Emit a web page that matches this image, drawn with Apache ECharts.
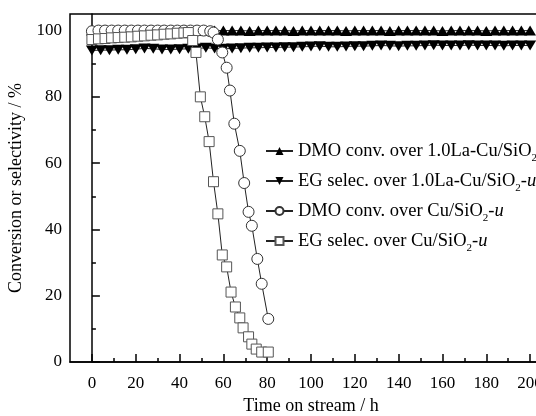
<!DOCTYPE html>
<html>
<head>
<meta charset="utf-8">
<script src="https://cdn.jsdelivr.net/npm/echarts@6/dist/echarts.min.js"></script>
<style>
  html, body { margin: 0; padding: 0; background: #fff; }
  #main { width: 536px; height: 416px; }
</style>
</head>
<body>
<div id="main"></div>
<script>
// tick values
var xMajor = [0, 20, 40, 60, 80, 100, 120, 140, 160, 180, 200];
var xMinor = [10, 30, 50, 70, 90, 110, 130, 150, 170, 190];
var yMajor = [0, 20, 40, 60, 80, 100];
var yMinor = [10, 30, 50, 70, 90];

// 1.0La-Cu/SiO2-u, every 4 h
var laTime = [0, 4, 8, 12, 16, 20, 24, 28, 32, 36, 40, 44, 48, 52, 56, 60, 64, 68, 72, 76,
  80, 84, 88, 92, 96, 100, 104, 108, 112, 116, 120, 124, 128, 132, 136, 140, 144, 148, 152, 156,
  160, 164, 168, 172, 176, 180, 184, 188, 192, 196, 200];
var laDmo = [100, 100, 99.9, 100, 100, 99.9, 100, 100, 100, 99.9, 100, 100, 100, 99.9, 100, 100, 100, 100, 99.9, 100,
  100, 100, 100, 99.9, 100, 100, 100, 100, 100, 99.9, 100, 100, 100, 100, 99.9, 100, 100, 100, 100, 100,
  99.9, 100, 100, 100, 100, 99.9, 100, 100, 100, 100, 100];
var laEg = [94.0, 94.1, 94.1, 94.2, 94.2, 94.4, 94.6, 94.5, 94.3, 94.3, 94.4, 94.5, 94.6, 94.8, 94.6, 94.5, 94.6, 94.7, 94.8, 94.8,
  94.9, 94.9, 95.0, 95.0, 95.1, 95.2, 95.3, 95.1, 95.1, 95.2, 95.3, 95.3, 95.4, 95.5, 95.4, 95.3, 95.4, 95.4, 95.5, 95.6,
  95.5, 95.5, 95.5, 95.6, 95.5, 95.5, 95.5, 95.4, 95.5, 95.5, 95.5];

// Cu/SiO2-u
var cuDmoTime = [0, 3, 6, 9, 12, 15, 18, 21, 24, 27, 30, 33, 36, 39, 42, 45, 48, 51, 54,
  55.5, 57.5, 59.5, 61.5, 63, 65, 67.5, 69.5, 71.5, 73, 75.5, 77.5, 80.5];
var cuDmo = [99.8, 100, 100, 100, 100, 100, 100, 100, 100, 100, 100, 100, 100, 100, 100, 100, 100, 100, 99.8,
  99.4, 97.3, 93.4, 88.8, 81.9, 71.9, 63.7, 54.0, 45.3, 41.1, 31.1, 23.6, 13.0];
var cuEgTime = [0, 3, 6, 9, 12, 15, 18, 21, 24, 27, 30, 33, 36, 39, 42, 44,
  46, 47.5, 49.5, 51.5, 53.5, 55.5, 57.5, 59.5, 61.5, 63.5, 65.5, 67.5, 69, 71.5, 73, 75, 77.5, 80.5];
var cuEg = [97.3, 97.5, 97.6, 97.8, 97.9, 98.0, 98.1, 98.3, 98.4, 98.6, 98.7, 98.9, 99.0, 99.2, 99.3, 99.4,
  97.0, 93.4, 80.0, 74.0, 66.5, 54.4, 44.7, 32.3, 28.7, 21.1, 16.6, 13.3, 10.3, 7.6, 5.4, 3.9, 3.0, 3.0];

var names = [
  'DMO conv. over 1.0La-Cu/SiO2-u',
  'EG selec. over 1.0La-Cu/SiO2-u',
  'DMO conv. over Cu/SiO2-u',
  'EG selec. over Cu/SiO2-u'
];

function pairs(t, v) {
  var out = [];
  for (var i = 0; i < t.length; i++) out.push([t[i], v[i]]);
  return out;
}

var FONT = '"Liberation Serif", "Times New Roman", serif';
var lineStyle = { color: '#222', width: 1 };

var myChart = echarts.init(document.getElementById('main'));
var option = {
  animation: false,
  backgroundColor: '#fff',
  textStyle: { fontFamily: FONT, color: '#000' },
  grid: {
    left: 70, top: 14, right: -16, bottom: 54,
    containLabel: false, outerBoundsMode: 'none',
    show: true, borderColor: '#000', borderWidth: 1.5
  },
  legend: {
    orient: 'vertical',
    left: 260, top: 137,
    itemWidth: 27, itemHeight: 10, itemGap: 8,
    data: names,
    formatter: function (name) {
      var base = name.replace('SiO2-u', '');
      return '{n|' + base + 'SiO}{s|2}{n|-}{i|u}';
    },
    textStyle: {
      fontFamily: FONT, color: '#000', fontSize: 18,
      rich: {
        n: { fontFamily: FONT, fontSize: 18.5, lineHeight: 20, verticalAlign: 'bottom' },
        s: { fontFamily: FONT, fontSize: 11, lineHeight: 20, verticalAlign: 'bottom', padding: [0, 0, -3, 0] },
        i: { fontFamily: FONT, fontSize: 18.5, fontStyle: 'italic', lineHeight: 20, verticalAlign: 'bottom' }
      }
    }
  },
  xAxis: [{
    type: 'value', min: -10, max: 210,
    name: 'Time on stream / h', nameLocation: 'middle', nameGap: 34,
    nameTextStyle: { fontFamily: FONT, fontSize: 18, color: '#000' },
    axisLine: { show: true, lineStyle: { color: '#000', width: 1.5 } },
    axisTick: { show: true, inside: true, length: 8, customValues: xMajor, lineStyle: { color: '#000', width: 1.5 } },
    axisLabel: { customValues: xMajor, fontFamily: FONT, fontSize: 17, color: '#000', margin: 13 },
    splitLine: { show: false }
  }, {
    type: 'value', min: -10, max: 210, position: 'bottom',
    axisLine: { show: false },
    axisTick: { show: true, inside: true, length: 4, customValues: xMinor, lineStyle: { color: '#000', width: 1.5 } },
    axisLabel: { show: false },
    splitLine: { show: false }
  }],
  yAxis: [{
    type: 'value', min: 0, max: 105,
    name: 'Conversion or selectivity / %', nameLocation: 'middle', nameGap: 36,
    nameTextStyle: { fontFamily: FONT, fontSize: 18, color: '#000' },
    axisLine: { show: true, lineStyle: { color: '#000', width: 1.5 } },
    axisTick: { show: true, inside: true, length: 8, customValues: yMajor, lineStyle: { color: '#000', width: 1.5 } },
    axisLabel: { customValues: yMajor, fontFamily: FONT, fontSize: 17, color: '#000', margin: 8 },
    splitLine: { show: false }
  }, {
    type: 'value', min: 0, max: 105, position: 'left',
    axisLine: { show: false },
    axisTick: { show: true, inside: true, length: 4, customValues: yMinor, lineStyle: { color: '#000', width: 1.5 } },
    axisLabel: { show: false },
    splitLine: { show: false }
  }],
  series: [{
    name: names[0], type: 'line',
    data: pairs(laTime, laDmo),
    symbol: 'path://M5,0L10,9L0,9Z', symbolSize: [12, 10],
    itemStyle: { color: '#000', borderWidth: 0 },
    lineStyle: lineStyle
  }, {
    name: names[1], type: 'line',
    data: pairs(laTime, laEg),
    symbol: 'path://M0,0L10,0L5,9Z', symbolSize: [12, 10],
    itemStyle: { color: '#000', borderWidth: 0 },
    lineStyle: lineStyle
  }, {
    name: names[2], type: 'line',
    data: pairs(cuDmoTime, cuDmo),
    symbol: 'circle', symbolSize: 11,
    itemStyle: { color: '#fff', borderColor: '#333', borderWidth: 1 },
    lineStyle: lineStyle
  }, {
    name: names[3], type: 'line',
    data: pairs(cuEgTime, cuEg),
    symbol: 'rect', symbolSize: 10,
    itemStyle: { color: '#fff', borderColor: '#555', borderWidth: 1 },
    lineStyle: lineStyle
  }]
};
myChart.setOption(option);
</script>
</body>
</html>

---------------

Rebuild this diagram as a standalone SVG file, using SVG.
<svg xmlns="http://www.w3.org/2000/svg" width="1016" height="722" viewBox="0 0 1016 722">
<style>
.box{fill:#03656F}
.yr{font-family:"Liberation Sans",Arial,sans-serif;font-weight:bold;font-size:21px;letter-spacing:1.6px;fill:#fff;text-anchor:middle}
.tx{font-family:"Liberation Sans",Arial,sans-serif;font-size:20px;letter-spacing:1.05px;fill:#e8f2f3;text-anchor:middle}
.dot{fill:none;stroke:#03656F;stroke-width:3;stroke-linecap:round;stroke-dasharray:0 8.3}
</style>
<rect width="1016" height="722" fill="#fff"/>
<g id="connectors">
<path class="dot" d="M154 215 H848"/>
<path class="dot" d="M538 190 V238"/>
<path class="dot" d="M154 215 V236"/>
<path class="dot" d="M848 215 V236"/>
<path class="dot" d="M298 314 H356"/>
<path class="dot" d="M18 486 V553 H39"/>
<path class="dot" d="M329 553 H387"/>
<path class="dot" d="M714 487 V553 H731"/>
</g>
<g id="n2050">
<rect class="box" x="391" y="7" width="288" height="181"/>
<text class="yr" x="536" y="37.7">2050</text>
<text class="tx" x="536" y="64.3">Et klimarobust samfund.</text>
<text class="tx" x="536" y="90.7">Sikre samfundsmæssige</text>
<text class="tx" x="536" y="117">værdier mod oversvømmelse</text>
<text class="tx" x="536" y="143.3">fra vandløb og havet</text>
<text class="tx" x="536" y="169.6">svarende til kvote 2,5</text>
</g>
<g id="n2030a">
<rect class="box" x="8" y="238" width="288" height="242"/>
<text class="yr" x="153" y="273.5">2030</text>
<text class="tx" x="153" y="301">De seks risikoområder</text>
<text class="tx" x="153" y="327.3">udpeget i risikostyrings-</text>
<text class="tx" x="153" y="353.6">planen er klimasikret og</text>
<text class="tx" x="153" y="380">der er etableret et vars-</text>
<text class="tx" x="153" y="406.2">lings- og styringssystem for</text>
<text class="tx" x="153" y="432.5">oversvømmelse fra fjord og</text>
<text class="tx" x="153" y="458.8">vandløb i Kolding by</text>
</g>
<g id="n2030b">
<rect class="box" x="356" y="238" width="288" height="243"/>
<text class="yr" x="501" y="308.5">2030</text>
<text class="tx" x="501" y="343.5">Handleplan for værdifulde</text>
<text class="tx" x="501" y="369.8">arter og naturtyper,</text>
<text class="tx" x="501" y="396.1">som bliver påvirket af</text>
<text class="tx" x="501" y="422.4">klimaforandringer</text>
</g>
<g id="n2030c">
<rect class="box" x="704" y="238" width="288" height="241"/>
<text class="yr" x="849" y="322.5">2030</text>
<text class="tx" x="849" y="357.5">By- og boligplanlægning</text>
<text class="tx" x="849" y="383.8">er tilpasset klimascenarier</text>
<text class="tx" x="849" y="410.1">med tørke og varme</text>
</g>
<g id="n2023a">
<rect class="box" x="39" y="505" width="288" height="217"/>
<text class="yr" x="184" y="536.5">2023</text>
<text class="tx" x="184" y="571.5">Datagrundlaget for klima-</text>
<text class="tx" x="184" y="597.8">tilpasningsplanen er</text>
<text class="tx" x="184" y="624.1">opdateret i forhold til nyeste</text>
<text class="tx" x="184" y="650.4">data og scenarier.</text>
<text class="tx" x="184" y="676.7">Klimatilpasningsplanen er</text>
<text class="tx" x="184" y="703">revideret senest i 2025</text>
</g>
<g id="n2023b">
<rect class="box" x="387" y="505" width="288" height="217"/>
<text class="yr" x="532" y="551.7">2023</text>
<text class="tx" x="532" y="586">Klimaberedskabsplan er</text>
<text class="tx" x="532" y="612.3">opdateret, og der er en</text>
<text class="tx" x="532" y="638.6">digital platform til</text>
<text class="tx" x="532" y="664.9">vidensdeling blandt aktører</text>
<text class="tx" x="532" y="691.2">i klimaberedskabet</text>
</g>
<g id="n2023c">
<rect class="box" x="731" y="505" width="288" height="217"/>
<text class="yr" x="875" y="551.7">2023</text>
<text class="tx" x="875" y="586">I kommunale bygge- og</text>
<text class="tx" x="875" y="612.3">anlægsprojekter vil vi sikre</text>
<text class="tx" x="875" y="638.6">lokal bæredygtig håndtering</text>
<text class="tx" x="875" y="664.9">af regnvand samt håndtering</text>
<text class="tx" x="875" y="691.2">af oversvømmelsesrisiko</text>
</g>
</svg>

---------------

Problem to work on ->
Your task is to retype exactly the lines from the one containing "Emit a web page" through the one containing "var yMinor = [10, 30, 50, 70, 90];", leaving every picture out.

Solution ->
Emit a web page that matches this image, drawn with Apache ECharts.
<!DOCTYPE html>
<html>
<head>
<meta charset="utf-8">
<script src="https://cdn.jsdelivr.net/npm/echarts@6/dist/echarts.min.js"></script>
<style>
  html, body { margin: 0; padding: 0; background: #fff; }
  #main { width: 536px; height: 416px; }
</style>
</head>
<body>
<div id="main"></div>
<script>
// tick values
var xMajor = [0, 20, 40, 60, 80, 100, 120, 140, 160, 180, 200];
var xMinor = [10, 30, 50, 70, 90, 110, 130, 150, 170, 190];
var yMajor = [0, 20, 40, 60, 80, 100];
var yMinor = [10, 30, 50, 70, 90];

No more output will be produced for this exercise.